Taking the non-Chinese casting out of the equation for just a moment, "The Dragon Seed" is a powerful story of what happened to the Chinese during the barbaric occupation of the Japanese. The story focuses on the family of Ling Tan (Walter Huston), his wife (Aline McMahon), and his sons, Lao Er Tan (Turhan Bey) and wife Jade (Katharine Hepburn), Lao San Tan (Hurd Hatfield) and Lao Ta Tan (Robert Bice). Jade is a modern thinker, and part of the story deals with the struggles between the new times and old traditions and the role of women. The other part of the story is how various people deal with the occupation. There is submissiveness, resistance, and collaboration.
I'm most moved by a review on this site by a man who has a Chinese father-in-law. His father-in-law loved the film. No one in China knew that America was on their side; they were taught to hate the western world.

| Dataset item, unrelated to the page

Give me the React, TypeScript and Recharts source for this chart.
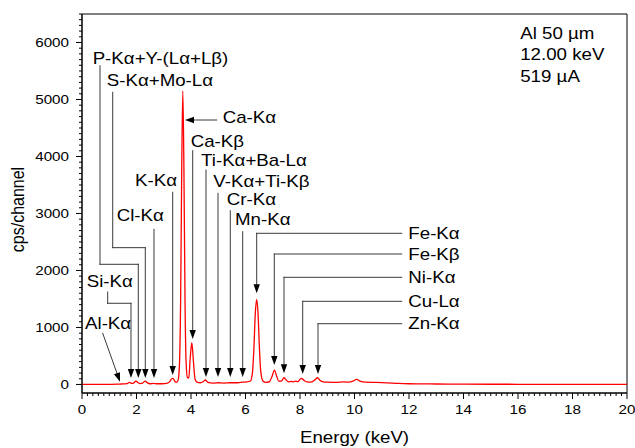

So if a Chinese man can overlook the casting, I suppose I can too, but I can't. The acting is fantastic, but one wonders what was wrong with Anna May Wong, Keye Luke, Sen Yung, and why only the extras and children seemed to be at the very least Asian. For me the most egregious casting was that of Katharine Hepburn. Her acting came alive in the second part of the film. She once said that Spencer Tracy made her seem very feminine. He's not in this movie. In the beginning, in the love scenes with her husband, it doesn't come off. She's better when the character shows strength. Her finishing school accent and wig don't cut it either. Very difficult to watch. Also, she seems oddly matched with Turhan Bey.
This film is still well worth seeing. It's very dramatic and emotional, with a very big and poignant ending.